5. Experience Design, Improvement and Innovation
Get to know your customers. Allow them to complete their own brand-specific goals with your organisation – with minimal effort and ensure that the emotions they experience whilst doing so, are consistent with those feelings your brand intends to deliver.
If a customer experience strategy is the backbone of all customer experience improvement initiatives, this core competency will give those initiatives it’s heartbeat. Human-centered experience design, improvement and innovation involves delicate combinations of process improvement methodologies to eliminate common pain points in the customer journey, to personalise product and service offerings for specific customer segments and create dynamic, inspiring and memorable moments of magic at every customer touchpoint.
6. Voice of the Customer, Customer Insight and Understanding
A comprehensive voice of the customer programme is designed to acquire insights on customer attitudes and behaviours by collecting solicited and unsolicited feedback across a variety of listening posts. Reliable research mechanisms mine through customer and employee feedback and these findings inform strategic initiatives in customer engagement.

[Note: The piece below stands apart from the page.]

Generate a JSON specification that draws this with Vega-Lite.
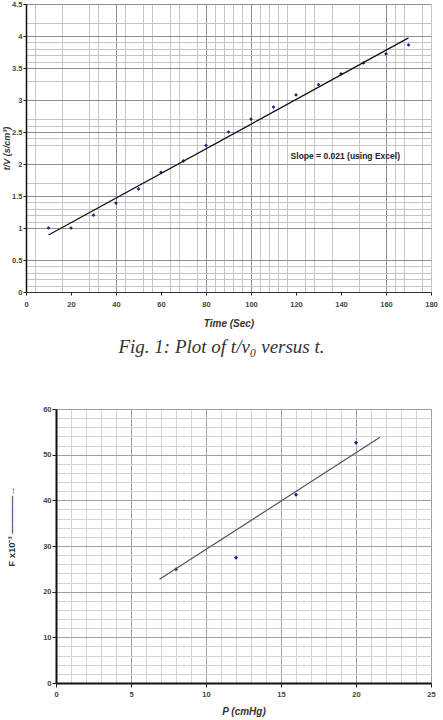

By listening to what customers are saying about an organisation, we are able to understand how they feel when they interact with a brand’s technologies, people, products, or processes and we use that data to predict customer wants and needs. With this information, we can further tailor product and service offerings to meet or exceed these customer’s ever-changing expectations.
Now back to Mr. Golding’s analogy.
Each of the six core competencies of customer experience may pack a punch but in isolation, will not prove to be effective – even with the best of attempts to create memories that tell your brand story.
To truly engineer and deliver extraordinary customer experiences consistently, combine the powers of each of these competencies into a comprehensive, well-articulated customer experience ecosystem that delivers the business results of brand loyalty by focusing on customer success, customer effort and customer emotion.